The problem here is that key analytical concepts overlap, and Tardy neither specifies how they differ or how to operationalize them. At times, he discusses “the two levels of cohesion and relevance” (5), and in other places, cohesion seems to refer to subjective concepts like identity (6). Thus, “strong cohesion within the Alliance positively impacts on its relevance” (6): Does this mean that cohesion is the cause of relevance? Or vice versa? Further, common sense dictates that a military alliance that is relevant in terms of threat will have a cohesive membership. But in NATO the importance of Russia as a threat differs in each state for geopolitical reasons.

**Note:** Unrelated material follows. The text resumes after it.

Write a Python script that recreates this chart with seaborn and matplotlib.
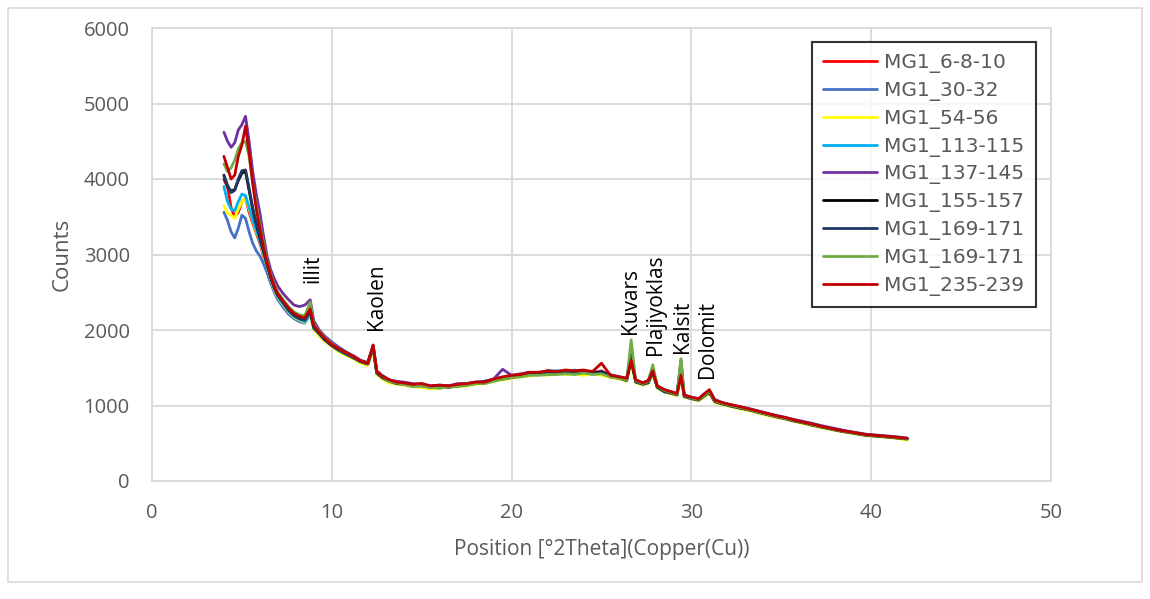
import numpy as np
import pandas as pd
import matplotlib
matplotlib.use("Agg")
import matplotlib.pyplot as plt
import seaborn as sns
from matplotlib.patches import Rectangle

# ---------------- data ----------------
two_theta = [4.0, 4.2, 4.4, 4.6, 4.8, 5.0, 5.2, 5.4, 5.6, 5.8,
             6.0, 6.2, 6.4, 6.6, 6.8, 7.0, 7.3, 7.6, 7.9, 8.2,
             8.5, 8.8, 9.0, 9.3, 9.6, 10.0, 10.4, 10.8, 11.2, 11.6,
             12.0, 12.3, 12.5, 12.8, 13.2, 13.6, 14.0, 14.5, 15.0, 15.5,
             16.0, 16.5, 17.0, 17.5, 18.0, 18.5, 19.0, 19.5, 20.0, 20.5,
             21.0, 21.5, 22.0, 22.5, 23.0, 23.5, 24.0, 24.5, 25.0, 25.5,
             26.0, 26.4, 26.65, 26.9, 27.3, 27.6, 27.85, 28.1, 28.5, 28.9,
             29.2, 29.42, 29.6, 30.0, 30.4, 30.8, 31.0, 31.3, 31.7, 32.2,
             32.7, 33.2, 33.7, 34.2, 34.7, 35.2, 35.7, 36.2, 36.7, 37.2,
             37.7, 38.2, 38.7, 39.2, 39.7, 40.2, 40.7, 41.2, 41.6, 42.0]

series_names = ["MG1_6-8-10", "MG1_30-32", "MG1_54-56", "MG1_113-115",
                "MG1_137-145", "MG1_155-157", "MG1_169-171", "MG1_169-171",
                "MG1_235-239"]

mg1_6_8_10 = [3990, 3900, 3620, 3500, 3560, 3700, 3745, 3560, 3420, 3280, 3150, 2980, 2830, 2680, 2540, 2450,
              2360, 2260, 2200, 2170, 2150, 2250, 2040, 1960, 1890,
              1810, 1740, 1690, 1650, 1590, 1560, 1780, 1440, 1380, 1330, 1310,
              1300, 1270, 1290, 1250, 1260, 1240, 1280, 1270, 1310, 1300, 1340, 1370,
              1390, 1400, 1430, 1420, 1450, 1430, 1460, 1440, 1450, 1420, 1460, 1390,
              1370, 1350, 1600, 1330, 1290, 1320, 1460, 1250, 1200, 1170, 1150, 1400, 1130,
              1100, 1080, 1160, 1190, 1060, 1030, 1000, 975, 945, 915, 885, 860, 835, 800, 775, 745, 720, 695, 675, 650, 635, 610, 600, 590, 580, 570, 560]

mg1_30_32 = [3560, 3450, 3300, 3220, 3350, 3520, 3480, 3300, 3150, 3050, 2980, 2880, 2760, 2620, 2500, 2400,
             2300, 2210, 2150, 2110, 2090, 2200, 2010, 1930, 1860,
             1790, 1720, 1670, 1630, 1570, 1540, 1740, 1420, 1360, 1310, 1290,
             1280, 1260, 1250, 1240, 1230, 1250, 1260, 1280, 1290, 1310, 1330, 1350,
             1370, 1390, 1410, 1430, 1420, 1440, 1430, 1450, 1420, 1430, 1410, 1380,
             1360, 1330, 1580, 1310, 1280, 1300, 1430, 1240, 1190, 1160, 1140, 1380, 1120,
             1090, 1070, 1140, 1170, 1050, 1020, 995, 965, 940, 905, 880, 850, 825, 795, 770, 740, 715, 690, 665, 645, 625, 605, 595, 585, 575, 565, 555]

mg1_54_56 = [3650, 3550, 3520, 3480, 3600, 3700, 3740, 3600, 3450, 3300, 3180, 3000, 2840, 2680, 2530, 2430,
             2330, 2240, 2170, 2130, 2100, 2220, 2000, 1920, 1850,
             1780, 1710, 1660, 1620, 1560, 1530, 1730, 1410, 1350, 1300, 1280,
             1270, 1250, 1240, 1220, 1230, 1240, 1250, 1260, 1280, 1290, 1320, 1340,
             1360, 1380, 1390, 1410, 1400, 1420, 1410, 1420, 1400, 1420, 1400, 1370,
             1350, 1320, 1560, 1300, 1270, 1290, 1420, 1230, 1180, 1150, 1130, 1360, 1110,
             1090, 1060, 1130, 1160, 1040, 1010, 985, 955, 930, 900, 870, 840, 820, 790, 760, 735, 705, 685, 660, 640, 620, 600, 590, 580, 570, 560, 540]

mg1_113_115 = [3900, 3700, 3600, 3580, 3700, 3800, 3780, 3620, 3460, 3320, 3180, 3020, 2850, 2690, 2550, 2440,
               2340, 2250, 2180, 2140, 2110, 2230, 2020, 1950, 1870,
               1800, 1730, 1680, 1640, 1580, 1550, 1760, 1430, 1370, 1320, 1300,
               1290, 1260, 1270, 1250, 1250, 1260, 1270, 1290, 1300, 1320, 1350, 1370,
               1390, 1410, 1420, 1440, 1450, 1460, 1450, 1470, 1440, 1450, 1430, 1390,
               1370, 1340, 1590, 1320, 1290, 1310, 1450, 1250, 1200, 1170, 1150, 1390, 1130,
               1100, 1080, 1150, 1180, 1060, 1030, 1000, 975, 945, 915, 890, 860, 835, 805, 780, 750, 725, 700, 675, 655, 635, 615, 605, 595, 585, 575, 565]

mg1_137_145 = [4620, 4500, 4420, 4480, 4650, 4720, 4830, 4500, 4100, 3800, 3550, 3250, 2980, 2800, 2680, 2580,
               2480, 2400, 2330, 2310, 2330, 2400, 2120, 2000, 1920,
               1840, 1770, 1710, 1660, 1600, 1570, 1800, 1460, 1400, 1340, 1320,
               1310, 1290, 1280, 1260, 1270, 1260, 1290, 1290, 1310, 1320, 1350, 1480,
               1400, 1420, 1440, 1430, 1460, 1450, 1460, 1450, 1460, 1440, 1450, 1410,
               1380, 1360, 1620, 1340, 1300, 1330, 1480, 1260, 1210, 1180, 1160, 1410, 1140,
               1110, 1090, 1170, 1200, 1080, 1040, 1010, 985, 960, 930, 900, 870, 845, 815, 790, 765, 735, 710, 685, 660, 640, 620, 610, 600, 590, 580, 570]

mg1_155_157 = [4050, 3900, 3840, 3860, 3980, 4080, 4100, 3850, 3600, 3400, 3220, 3050, 2870, 2700, 2560, 2460,
               2370, 2270, 2200, 2160, 2140, 2260, 2040, 1960, 1880,
               1800, 1740, 1690, 1640, 1590, 1560, 1780, 1440, 1380, 1330, 1300,
               1290, 1270, 1270, 1250, 1260, 1250, 1270, 1280, 1300, 1310, 1340, 1360,
               1380, 1400, 1420, 1420, 1440, 1440, 1450, 1440, 1450, 1430, 1440, 1390,
               1370, 1340, 1620, 1320, 1290, 1310, 1450, 1250, 1190, 1170, 1150, 1560, 1130,
               1100, 1080, 1150, 1180, 1060, 1030, 1000, 970, 945, 915, 885, 855, 830, 800, 775, 745, 720, 695, 670, 650, 630, 610, 600, 590, 580, 570, 560]

mg1_169_171_navy = [4040, 3920, 3820, 3850, 4000, 4110, 4120, 3880, 3620, 3420, 3240, 3060, 2880, 2710, 2560, 2460,
                    2360, 2260, 2190, 2150, 2130, 2250, 2030, 1950, 1870,
                    1790, 1730, 1680, 1630, 1580, 1550, 1770, 1430, 1370, 1320, 1290,
                    1280, 1260, 1260, 1240, 1250, 1240, 1260, 1270, 1290, 1300, 1330, 1350,
                    1370, 1390, 1410, 1420, 1430, 1430, 1440, 1430, 1440, 1420, 1430, 1380,
                    1360, 1330, 1700, 1310, 1280, 1300, 1440, 1240, 1180, 1160, 1140, 1600, 1120,
                    1090, 1070, 1140, 1170, 1050, 1020, 990, 965, 940, 910, 880, 850, 825, 795, 770, 740, 715, 690, 665, 645, 625, 605, 595, 585, 575, 565, 555]

mg1_169_171_green = [4200, 4100, 4150, 4250, 4400, 4480, 4500, 4300, 3950, 3650, 3400, 3150, 2920, 2740, 2600, 2500,
                     2400, 2310, 2240, 2200, 2190, 2370, 2080, 1980, 1900,
                     1820, 1750, 1700, 1650, 1590, 1560, 1790, 1450, 1390, 1320, 1300,
                     1280, 1250, 1260, 1240, 1230, 1250, 1250, 1270, 1290, 1290, 1320, 1350,
                     1370, 1380, 1400, 1400, 1410, 1410, 1420, 1410, 1430, 1410, 1420, 1380,
                     1360, 1340, 1870, 1330, 1290, 1320, 1540, 1260, 1200, 1170, 1150, 1620, 1140,
                     1100, 1080, 1150, 1190, 1060, 1030, 1000, 975, 945, 915, 885, 855, 830, 805, 775, 745, 720, 695, 670, 650, 630, 610, 600, 590, 580, 570, 560]

mg1_235_239 = [4300, 4150, 4000, 4050, 4300, 4450, 4700, 4350, 3950, 3600, 3350, 3100, 2900, 2720, 2580, 2480,
               2380, 2290, 2220, 2180, 2160, 2280, 2060, 1970, 1890,
               1810, 1750, 1700, 1650, 1590, 1560, 1800, 1450, 1390, 1340, 1310,
               1300, 1280, 1290, 1260, 1270, 1260, 1280, 1290, 1310, 1310, 1350, 1380,
               1400, 1410, 1440, 1440, 1460, 1450, 1470, 1460, 1470, 1450, 1560, 1400,
               1380, 1360, 1600, 1340, 1300, 1330, 1460, 1260, 1210, 1180, 1160, 1400, 1140,
               1110, 1090, 1170, 1210, 1070, 1040, 1010, 985, 955, 925, 895, 865, 840, 810, 780, 755, 725, 700, 675, 655, 635, 615, 605, 595, 585, 575, 565]

series_values = [mg1_6_8_10, mg1_30_32, mg1_54_56, mg1_113_115, mg1_137_145,
                 mg1_155_157, mg1_169_171_navy, mg1_169_171_green, mg1_235_239]

peak_labels = ["illit", "Kaolen", "Kuvars", "Plajiyoklas", "Kalsit", "Dolomit"]

x_ticks = [0, 10, 20, 30, 40, 50]
y_ticks = [0, 1000, 2000, 3000, 4000, 5000, 6000]

# ---------------- style ----------------
colors = ["#FF0000", "#4472C4", "#FFFF00", "#00B0F0", "#7030A0",
          "#000000", "#203864", "#70AD47", "#C00000"]

sns.set_theme(style="white")
plt.rcParams['font.family'] = ['Open Sans', 'DejaVu Sans']

fig = plt.figure(figsize=(11.5, 5.99), dpi=100)
ax = fig.add_axes([152 / 1150, 1 - 481 / 599, (1051 - 152) / 1150, (481 - 28) / 599])

for i, (name, vals) in enumerate(zip(series_names, series_values)):
    df = pd.DataFrame({"x": two_theta, "y": vals})
    sns.lineplot(data=df, x="x", y="y", ax=ax, color=colors[i], lw=2.0,
                 label=name, estimator=None, sort=False)

ax.set_xlim(0, 50)
ax.set_ylim(0, 6000)
ax.set_xticks(x_ticks)
ax.set_yticks(y_ticks)
ax.grid(True, color="#D9D9D9", lw=1.3)
ax.set_axisbelow(True)
for s in ax.spines.values():
    s.set_color("#D9D9D9")
    s.set_linewidth(1.3)
ax.tick_params(axis="both", length=0, labelsize=14.5, labelcolor="#595959")
ax.tick_params(axis="y", pad=16)
ax.tick_params(axis="x", pad=16)
ax.set_xlabel("Position [°2Theta](Copper(Cu))", fontsize=15, color="#595959", labelpad=11)
ax.set_ylabel("Counts", fontsize=16, color="#595959", labelpad=8)

# peak annotations (rotated)
peak_pos = [(8.95, 2620), (12.46, 2000), (26.6, 1950), (28.0, 1670), (29.5, 1700), (30.87, 1370)]
for lab, (px, py) in zip(peak_labels, peak_pos):
    ax.text(px, py, lab, rotation=90, ha="center", va="bottom", fontsize=15, color="black")

leg = ax.legend(loc="upper left", bbox_to_anchor=(812 / 1150, 1 - 42 / 599),
                bbox_transform=fig.transFigure, frameon=True, fancybox=False,
                prop={"family": "DejaVu Sans", "size": 14.5},
                handlelength=2.7, borderpad=0.55, labelspacing=0.39,
                handletextpad=0.35, borderaxespad=0)
leg.get_frame().set_edgecolor("black")
leg.get_frame().set_linewidth(1.5)
for t in leg.get_texts():
    t.set_color("#595959")
for h in leg.get_lines():
    h.set_linewidth(2.0)

fig.patches.append(Rectangle((8 / 1150, 1 - 582 / 599), (1142 - 8) / 1150, (582 - 8) / 599,
                             transform=fig.transFigure, fill=False, edgecolor="#D9D9D9", lw=1.2))

fig.savefig("out.png", dpi=100)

These concepts are confusing and do not contribute to analytical sharpness. The same goes for the subchapter titled “Methodology” (7) which allows for all sorts of variables to be important but notes that variables may be “essential for certain allies and non-essential for others” (8). Furthermore, each and every theory in IR— realism, liberal theory, constructivism—seems equally relevant. The only hypothesis seems to be that member states determine what NATO does and is, but this is trivial: NATO by definition is an intergovernmental organization. The editor visits the hypothesis that NATO as an organization has an impact on member states, and this is a central area of research in IR. It would have been interesting to pursue.

This open-ended framework is not helpful for the authors of individual chapters, although the editor claims that this volume is different from others because “it looks at the policies of NATO nations in a sequential and systematic manner” (8).

Finally, a note on terminology is in order: although NATO uses the term “nations” instead of the correct term “member state,” scholars should not. There are thousands of nations in the world—none of them members of any international organization—and only 193 states, of which 31 are NATO members. Further, the words “alliance” and “allies” are not spelled with a capital a.